Instruction –
Only the lines from the one containing "Emit a component" down to the one containing "const floorTop = y(d3.min(production)", inclusive, are to be quoted exactly.

Dataset rows –
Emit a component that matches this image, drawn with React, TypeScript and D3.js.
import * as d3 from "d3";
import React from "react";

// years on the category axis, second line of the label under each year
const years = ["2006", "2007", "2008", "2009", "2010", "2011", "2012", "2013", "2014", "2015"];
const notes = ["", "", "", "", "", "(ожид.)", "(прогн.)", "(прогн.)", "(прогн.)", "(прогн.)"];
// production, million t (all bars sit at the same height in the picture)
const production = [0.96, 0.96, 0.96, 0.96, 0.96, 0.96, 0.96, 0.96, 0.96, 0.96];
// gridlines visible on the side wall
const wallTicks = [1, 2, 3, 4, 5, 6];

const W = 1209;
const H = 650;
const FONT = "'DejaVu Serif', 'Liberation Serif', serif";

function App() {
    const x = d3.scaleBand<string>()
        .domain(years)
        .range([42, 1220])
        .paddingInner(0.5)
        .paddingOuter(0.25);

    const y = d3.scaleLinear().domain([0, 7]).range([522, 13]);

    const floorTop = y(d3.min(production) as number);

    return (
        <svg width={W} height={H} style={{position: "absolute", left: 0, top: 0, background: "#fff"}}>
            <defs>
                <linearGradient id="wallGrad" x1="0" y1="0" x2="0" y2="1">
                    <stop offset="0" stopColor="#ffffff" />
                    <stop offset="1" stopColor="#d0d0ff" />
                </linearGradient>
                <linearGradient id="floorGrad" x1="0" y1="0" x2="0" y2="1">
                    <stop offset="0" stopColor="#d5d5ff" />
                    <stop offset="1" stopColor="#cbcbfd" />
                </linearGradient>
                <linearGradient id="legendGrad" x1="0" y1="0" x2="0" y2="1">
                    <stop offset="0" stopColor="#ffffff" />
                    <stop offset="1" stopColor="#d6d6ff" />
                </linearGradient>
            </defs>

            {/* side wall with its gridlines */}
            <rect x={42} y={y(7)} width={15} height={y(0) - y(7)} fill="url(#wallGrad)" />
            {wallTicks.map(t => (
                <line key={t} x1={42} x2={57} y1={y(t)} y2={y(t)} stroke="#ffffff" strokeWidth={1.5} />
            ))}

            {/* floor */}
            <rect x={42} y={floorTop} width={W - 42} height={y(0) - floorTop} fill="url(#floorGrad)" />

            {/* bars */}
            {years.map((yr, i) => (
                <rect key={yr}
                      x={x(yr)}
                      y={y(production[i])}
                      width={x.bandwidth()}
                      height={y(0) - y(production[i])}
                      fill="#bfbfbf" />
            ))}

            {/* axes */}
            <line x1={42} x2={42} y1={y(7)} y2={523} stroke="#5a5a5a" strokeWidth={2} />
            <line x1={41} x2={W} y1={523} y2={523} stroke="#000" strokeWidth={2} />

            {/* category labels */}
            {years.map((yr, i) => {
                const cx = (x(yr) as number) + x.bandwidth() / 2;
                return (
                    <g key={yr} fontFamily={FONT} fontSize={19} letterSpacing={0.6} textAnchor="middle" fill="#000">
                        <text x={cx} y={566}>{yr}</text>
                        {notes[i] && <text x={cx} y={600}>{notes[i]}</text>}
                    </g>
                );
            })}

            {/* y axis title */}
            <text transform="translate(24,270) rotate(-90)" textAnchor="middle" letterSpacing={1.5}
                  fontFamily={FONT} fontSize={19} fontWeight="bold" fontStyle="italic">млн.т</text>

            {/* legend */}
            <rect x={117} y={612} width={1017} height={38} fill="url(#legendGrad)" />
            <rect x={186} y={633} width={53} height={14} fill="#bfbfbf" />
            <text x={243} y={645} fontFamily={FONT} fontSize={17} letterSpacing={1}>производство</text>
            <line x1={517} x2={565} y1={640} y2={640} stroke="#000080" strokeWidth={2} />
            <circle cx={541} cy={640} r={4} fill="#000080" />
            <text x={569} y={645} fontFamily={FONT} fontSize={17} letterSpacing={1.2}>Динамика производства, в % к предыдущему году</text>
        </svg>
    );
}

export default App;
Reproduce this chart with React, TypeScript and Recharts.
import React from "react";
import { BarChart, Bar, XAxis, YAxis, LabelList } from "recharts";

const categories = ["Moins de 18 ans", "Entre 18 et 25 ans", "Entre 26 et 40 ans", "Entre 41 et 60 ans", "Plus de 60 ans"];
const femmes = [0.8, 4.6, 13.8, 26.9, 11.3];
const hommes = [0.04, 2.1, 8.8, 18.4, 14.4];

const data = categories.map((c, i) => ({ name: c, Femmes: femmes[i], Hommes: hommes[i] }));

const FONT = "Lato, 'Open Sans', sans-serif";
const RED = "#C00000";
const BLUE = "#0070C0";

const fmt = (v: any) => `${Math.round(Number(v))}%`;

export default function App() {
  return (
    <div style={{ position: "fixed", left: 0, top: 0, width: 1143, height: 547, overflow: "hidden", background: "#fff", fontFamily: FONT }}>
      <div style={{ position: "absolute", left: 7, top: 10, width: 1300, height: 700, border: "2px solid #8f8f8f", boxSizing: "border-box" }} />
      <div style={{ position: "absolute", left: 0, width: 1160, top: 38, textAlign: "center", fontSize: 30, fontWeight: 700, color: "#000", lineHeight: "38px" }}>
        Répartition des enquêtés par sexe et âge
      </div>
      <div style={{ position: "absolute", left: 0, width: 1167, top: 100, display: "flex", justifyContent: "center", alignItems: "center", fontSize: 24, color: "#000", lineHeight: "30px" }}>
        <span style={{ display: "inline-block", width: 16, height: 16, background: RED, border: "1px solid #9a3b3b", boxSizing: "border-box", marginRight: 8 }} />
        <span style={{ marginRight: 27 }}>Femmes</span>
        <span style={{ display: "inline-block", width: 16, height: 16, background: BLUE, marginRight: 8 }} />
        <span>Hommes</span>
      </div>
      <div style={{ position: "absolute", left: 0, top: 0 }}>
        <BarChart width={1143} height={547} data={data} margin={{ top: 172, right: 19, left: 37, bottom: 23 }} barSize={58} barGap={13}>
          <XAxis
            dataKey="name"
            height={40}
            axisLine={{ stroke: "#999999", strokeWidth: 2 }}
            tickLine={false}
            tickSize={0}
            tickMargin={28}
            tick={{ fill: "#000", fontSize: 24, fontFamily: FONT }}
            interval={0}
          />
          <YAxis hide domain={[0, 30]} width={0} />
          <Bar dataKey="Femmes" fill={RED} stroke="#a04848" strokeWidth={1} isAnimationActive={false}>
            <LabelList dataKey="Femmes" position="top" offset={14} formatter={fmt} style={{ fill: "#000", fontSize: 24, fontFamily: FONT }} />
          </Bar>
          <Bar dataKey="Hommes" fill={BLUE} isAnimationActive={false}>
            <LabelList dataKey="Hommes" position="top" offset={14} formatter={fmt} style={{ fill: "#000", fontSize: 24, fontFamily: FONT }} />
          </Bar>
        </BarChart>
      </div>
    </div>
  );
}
...
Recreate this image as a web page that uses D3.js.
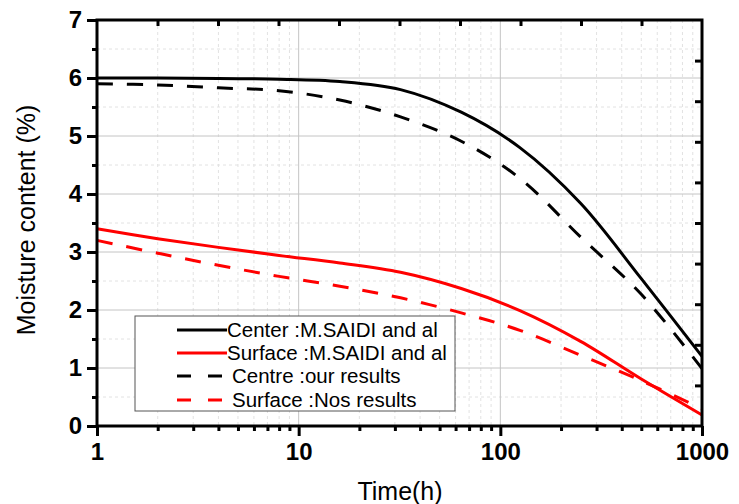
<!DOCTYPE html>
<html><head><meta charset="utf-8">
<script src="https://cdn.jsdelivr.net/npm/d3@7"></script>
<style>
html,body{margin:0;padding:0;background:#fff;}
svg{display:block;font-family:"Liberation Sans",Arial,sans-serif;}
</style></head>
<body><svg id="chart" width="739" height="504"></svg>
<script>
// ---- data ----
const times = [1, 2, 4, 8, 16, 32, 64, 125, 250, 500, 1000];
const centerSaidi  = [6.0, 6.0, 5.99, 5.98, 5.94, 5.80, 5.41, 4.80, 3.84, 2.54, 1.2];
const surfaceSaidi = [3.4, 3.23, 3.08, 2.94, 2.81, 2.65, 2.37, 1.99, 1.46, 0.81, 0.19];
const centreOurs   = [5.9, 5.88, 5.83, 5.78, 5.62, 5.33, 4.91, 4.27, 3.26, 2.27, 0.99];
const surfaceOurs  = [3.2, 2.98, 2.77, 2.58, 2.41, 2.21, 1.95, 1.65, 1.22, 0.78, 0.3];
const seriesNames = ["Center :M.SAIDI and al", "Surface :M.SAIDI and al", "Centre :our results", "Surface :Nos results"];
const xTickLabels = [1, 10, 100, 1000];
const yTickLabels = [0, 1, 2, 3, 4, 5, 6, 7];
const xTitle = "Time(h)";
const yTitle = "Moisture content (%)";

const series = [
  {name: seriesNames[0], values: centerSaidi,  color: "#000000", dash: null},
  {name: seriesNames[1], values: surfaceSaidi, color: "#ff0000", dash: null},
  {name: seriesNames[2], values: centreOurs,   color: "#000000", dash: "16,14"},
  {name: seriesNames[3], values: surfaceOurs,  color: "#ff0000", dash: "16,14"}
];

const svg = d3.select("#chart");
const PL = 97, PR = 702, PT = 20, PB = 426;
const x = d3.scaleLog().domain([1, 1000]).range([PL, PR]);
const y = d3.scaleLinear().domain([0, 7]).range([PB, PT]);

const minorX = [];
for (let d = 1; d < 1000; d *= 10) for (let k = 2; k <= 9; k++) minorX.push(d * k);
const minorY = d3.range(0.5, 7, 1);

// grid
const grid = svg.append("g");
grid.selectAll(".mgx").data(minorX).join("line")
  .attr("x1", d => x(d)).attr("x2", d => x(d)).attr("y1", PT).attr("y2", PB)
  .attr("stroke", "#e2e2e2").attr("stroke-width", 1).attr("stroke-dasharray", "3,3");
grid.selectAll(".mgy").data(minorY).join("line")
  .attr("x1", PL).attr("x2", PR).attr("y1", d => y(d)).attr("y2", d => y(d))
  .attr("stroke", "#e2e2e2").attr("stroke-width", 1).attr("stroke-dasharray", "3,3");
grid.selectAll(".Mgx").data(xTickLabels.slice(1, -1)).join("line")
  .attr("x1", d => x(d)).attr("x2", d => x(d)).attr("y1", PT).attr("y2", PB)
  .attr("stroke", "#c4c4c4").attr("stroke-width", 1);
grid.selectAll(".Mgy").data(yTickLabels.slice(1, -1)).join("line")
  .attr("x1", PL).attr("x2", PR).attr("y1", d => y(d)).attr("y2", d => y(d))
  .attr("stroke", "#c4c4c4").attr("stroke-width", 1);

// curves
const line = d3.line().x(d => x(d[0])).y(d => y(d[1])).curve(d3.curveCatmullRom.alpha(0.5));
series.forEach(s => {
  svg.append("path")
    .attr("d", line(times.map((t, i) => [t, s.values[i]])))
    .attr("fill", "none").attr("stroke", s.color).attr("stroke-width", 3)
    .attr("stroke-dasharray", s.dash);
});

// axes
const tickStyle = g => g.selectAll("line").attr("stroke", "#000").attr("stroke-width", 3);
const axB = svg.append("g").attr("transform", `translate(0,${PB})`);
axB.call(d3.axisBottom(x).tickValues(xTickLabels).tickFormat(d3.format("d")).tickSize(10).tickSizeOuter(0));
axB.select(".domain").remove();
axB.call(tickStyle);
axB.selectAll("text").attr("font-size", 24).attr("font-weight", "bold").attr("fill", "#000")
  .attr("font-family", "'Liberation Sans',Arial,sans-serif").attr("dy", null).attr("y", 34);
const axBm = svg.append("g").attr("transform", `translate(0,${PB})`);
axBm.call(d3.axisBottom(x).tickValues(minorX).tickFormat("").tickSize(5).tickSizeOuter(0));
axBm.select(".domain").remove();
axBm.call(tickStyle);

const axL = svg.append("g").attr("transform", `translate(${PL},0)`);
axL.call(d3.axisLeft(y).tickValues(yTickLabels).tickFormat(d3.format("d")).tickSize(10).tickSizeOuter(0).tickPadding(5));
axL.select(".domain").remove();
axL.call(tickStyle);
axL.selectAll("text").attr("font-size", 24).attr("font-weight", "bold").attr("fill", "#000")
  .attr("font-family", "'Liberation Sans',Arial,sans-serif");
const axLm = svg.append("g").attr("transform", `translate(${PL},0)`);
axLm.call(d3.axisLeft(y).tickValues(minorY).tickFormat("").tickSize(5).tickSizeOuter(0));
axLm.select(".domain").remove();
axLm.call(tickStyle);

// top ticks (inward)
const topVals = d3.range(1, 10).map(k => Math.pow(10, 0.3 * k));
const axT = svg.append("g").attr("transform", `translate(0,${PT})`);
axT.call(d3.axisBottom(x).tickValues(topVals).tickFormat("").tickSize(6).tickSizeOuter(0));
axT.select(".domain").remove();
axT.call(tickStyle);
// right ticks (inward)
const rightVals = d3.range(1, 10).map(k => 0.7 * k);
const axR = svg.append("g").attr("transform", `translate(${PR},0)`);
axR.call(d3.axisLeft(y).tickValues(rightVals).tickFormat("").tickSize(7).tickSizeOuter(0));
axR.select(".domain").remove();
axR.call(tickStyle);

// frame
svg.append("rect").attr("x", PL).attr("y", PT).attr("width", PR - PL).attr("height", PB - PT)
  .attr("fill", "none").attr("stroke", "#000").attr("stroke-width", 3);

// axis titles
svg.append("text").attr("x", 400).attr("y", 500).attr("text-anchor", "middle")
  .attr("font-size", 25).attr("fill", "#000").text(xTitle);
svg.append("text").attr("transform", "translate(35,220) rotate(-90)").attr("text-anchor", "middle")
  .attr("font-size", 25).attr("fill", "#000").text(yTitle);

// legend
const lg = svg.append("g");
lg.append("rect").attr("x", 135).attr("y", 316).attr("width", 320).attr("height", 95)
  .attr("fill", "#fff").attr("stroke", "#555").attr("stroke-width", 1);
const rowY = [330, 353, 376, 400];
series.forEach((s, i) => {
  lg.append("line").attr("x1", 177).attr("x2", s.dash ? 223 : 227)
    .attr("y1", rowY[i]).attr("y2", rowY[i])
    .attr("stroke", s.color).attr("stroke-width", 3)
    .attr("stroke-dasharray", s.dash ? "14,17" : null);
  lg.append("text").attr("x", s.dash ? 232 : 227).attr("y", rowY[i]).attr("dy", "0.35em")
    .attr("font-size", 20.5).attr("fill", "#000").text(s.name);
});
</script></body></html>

Solution for this task –
Emit a component that matches this image, drawn with React, TypeScript and D3.js.
import * as d3 from "d3";
import React from "react";

// years on the category axis, second line of the label under each year
const years = ["2006", "2007", "2008", "2009", "2010", "2011", "2012", "2013", "2014", "2015"];
const notes = ["", "", "", "", "", "(ожид.)", "(прогн.)", "(прогн.)", "(прогн.)", "(прогн.)"];
// production, million t (all bars sit at the same height in the picture)
const production = [0.96, 0.96, 0.96, 0.96, 0.96, 0.96, 0.96, 0.96, 0.96, 0.96];
// gridlines visible on the side wall
const wallTicks = [1, 2, 3, 4, 5, 6];

const W = 1209;
const H = 650;
const FONT = "'DejaVu Serif', 'Liberation Serif', serif";

function App() {
    const x = d3.scaleBand<string>()
        .domain(years)
        .range([42, 1220])
        .paddingInner(0.5)
        .paddingOuter(0.25);

    const y = d3.scaleLinear().domain([0, 7]).range([522, 13]);

    const floorTop = y(d3.min(production) as number);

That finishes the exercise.